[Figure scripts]
☆ ☆ ☆ ☆
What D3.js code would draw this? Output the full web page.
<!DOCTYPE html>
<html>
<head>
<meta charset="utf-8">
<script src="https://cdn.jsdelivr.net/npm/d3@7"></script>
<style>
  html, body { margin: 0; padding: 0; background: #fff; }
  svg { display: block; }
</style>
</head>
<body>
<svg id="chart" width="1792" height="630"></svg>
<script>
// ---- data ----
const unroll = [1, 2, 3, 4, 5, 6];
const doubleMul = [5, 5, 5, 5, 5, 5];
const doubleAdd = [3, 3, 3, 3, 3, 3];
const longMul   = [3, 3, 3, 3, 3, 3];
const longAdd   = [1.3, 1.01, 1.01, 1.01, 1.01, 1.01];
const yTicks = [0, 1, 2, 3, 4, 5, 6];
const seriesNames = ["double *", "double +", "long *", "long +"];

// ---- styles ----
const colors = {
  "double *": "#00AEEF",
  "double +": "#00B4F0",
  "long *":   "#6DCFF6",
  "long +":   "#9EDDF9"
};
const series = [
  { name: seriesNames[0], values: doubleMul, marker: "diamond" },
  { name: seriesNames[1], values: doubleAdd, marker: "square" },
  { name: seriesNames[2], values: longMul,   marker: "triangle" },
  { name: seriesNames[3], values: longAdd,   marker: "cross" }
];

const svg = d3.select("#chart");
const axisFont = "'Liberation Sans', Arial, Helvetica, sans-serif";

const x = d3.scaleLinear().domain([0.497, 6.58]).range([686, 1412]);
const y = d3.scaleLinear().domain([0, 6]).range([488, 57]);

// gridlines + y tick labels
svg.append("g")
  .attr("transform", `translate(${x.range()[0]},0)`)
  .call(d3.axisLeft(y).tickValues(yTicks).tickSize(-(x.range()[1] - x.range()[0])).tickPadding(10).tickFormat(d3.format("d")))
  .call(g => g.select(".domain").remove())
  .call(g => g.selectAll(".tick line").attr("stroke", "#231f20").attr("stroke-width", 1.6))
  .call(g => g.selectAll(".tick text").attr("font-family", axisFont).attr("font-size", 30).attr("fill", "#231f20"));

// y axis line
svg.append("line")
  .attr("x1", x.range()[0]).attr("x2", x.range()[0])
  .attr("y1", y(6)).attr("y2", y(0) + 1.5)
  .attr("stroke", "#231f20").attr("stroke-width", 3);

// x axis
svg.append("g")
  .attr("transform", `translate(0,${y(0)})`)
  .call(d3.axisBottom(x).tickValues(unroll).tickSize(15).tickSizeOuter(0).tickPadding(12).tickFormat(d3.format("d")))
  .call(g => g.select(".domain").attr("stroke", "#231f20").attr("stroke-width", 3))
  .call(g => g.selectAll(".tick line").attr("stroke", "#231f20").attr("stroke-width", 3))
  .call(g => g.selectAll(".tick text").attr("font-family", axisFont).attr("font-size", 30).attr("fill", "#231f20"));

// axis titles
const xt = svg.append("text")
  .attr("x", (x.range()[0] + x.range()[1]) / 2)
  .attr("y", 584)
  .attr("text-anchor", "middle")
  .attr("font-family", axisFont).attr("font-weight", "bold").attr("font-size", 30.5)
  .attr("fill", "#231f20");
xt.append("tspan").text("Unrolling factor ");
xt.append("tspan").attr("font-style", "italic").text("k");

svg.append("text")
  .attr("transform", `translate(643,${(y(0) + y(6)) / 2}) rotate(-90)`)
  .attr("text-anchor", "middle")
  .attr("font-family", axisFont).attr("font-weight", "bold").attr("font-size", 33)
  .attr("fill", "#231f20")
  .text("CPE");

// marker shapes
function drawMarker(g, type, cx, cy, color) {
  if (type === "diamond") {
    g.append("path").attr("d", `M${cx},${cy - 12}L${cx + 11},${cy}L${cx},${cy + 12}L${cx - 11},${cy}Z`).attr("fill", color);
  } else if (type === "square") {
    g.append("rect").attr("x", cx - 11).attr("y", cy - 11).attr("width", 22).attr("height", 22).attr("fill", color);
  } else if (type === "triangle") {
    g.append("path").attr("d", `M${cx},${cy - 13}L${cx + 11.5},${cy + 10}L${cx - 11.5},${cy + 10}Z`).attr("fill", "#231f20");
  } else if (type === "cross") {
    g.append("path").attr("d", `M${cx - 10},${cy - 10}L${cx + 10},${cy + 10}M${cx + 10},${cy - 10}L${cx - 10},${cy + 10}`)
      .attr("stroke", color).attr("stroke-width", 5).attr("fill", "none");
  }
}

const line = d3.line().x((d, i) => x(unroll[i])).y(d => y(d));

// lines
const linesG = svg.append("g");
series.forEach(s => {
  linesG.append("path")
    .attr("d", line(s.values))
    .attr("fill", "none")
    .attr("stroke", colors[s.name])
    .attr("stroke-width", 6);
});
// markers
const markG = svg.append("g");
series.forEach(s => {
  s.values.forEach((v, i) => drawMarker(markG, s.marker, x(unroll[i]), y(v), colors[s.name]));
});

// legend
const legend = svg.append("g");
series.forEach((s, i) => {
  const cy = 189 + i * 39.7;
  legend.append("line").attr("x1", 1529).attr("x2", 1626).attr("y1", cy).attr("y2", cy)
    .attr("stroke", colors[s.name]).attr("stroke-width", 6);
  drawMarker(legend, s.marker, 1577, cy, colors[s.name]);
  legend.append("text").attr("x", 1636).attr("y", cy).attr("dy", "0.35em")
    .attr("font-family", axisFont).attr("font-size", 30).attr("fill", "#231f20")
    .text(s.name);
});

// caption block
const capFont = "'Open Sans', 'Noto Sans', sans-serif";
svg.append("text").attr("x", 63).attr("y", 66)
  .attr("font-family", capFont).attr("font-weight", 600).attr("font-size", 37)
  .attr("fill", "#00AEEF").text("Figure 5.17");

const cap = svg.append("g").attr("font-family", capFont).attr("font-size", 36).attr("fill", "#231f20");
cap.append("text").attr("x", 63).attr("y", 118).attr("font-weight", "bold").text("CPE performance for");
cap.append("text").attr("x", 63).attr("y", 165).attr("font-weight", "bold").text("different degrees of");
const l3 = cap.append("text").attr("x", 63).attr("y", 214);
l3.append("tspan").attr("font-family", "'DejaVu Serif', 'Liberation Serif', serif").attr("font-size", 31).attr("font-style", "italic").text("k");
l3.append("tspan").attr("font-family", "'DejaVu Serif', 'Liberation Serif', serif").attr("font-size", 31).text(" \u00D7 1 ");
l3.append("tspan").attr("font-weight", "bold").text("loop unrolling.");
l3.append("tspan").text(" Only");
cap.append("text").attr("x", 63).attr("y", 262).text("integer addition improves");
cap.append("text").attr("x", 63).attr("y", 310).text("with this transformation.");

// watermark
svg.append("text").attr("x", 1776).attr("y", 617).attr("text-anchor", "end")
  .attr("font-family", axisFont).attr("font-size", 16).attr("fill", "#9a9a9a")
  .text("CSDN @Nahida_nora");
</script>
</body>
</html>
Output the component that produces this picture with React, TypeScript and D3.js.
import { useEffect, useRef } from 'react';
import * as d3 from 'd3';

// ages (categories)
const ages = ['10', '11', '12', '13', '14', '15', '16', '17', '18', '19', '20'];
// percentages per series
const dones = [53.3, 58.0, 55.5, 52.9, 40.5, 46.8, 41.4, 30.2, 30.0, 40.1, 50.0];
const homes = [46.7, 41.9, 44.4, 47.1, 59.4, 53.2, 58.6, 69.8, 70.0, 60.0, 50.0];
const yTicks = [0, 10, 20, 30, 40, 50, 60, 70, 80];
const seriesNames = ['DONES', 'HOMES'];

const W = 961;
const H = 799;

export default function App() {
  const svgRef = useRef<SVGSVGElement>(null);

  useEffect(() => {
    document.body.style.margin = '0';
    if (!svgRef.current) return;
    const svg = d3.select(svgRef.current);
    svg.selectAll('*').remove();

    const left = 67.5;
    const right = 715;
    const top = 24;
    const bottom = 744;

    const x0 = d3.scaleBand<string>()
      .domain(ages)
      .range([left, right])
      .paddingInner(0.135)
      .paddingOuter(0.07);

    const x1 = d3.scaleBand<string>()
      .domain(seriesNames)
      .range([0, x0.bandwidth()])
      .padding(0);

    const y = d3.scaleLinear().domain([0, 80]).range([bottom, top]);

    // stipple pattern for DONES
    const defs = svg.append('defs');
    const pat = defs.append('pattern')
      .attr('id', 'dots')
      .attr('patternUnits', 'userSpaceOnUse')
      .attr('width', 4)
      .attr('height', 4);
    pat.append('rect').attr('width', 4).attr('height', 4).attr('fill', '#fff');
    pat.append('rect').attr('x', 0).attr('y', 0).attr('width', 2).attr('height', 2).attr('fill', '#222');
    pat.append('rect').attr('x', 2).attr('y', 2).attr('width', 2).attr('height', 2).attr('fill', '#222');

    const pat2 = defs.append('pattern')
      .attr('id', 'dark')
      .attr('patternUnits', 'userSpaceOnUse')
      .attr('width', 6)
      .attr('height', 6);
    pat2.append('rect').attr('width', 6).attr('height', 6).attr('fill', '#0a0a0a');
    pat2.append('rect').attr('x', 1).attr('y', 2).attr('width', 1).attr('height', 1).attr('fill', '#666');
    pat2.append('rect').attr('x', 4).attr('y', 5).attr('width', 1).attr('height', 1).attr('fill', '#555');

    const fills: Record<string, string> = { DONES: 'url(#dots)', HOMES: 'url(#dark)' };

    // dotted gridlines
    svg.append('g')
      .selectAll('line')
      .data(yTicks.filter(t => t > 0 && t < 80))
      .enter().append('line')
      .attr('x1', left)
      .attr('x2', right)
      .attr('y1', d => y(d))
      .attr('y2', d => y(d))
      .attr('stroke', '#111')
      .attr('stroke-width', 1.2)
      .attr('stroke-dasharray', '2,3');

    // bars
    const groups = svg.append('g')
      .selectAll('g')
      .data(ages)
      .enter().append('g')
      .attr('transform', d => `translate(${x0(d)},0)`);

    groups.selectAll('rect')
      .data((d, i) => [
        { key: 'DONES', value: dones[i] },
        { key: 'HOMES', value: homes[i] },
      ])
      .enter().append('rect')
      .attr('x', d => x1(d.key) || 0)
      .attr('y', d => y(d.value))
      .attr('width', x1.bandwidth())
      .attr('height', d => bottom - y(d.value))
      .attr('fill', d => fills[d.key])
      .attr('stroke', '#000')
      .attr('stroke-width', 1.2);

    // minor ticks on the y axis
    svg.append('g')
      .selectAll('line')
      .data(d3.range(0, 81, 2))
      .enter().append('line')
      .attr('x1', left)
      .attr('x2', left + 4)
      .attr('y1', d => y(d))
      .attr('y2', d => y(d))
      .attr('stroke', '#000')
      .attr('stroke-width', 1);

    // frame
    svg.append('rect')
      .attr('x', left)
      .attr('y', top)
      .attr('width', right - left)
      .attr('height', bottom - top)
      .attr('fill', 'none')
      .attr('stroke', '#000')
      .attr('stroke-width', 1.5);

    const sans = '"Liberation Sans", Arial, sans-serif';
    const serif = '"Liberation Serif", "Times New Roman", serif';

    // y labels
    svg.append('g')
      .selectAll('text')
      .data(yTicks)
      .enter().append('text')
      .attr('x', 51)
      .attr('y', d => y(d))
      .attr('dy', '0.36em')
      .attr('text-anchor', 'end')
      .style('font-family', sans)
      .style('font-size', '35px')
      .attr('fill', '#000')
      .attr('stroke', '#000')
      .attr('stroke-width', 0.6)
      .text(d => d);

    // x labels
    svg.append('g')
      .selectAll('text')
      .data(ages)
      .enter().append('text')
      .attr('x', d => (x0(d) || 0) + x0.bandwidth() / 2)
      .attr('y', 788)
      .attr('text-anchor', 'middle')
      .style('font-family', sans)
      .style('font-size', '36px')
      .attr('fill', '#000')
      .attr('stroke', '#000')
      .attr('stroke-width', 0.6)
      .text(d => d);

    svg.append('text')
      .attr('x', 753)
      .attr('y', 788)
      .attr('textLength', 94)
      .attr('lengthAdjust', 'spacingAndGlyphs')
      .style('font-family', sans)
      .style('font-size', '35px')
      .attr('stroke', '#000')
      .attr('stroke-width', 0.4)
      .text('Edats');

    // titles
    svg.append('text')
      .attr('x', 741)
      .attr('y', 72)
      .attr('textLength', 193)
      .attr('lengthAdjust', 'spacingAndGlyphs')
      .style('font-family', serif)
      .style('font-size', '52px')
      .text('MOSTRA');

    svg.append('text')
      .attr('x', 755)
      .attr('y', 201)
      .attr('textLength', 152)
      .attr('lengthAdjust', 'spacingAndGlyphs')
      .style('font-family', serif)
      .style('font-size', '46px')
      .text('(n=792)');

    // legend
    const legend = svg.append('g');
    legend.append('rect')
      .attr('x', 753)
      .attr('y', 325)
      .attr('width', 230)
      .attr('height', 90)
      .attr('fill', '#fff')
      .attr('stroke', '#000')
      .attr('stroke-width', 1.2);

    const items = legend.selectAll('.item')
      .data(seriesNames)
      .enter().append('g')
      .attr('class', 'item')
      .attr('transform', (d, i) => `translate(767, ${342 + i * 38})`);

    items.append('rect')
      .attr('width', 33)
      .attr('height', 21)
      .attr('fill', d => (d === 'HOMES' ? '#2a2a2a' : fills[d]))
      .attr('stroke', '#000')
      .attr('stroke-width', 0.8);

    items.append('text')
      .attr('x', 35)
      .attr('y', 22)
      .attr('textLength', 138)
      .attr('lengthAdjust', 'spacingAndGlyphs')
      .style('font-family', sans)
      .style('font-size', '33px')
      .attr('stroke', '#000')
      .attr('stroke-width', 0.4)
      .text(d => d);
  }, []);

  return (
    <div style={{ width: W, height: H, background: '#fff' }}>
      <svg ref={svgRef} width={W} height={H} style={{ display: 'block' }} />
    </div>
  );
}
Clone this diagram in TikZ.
☆ ☆ ☆ ☆
**WRITTEN INSTRUCTION:**
Exactly the lines above from the one with "Output the component" to the one with "const bottom = 744;", both included, are to be quoted; leave the rest out.

**SOLVED PROBLEM:**
Output the component that produces this picture with React, TypeScript and D3.js.
import { useEffect, useRef } from 'react';
import * as d3 from 'd3';

// ages (categories)
const ages = ['10', '11', '12', '13', '14', '15', '16', '17', '18', '19', '20'];
// percentages per series
const dones = [53.3, 58.0, 55.5, 52.9, 40.5, 46.8, 41.4, 30.2, 30.0, 40.1, 50.0];
const homes = [46.7, 41.9, 44.4, 47.1, 59.4, 53.2, 58.6, 69.8, 70.0, 60.0, 50.0];
const yTicks = [0, 10, 20, 30, 40, 50, 60, 70, 80];
const seriesNames = ['DONES', 'HOMES'];

const W = 961;
const H = 799;

export default function App() {
  const svgRef = useRef<SVGSVGElement>(null);

  useEffect(() => {
    document.body.style.margin = '0';
    if (!svgRef.current) return;
    const svg = d3.select(svgRef.current);
    svg.selectAll('*').remove();

    const left = 67.5;
    const right = 715;
    const top = 24;
    const bottom = 744;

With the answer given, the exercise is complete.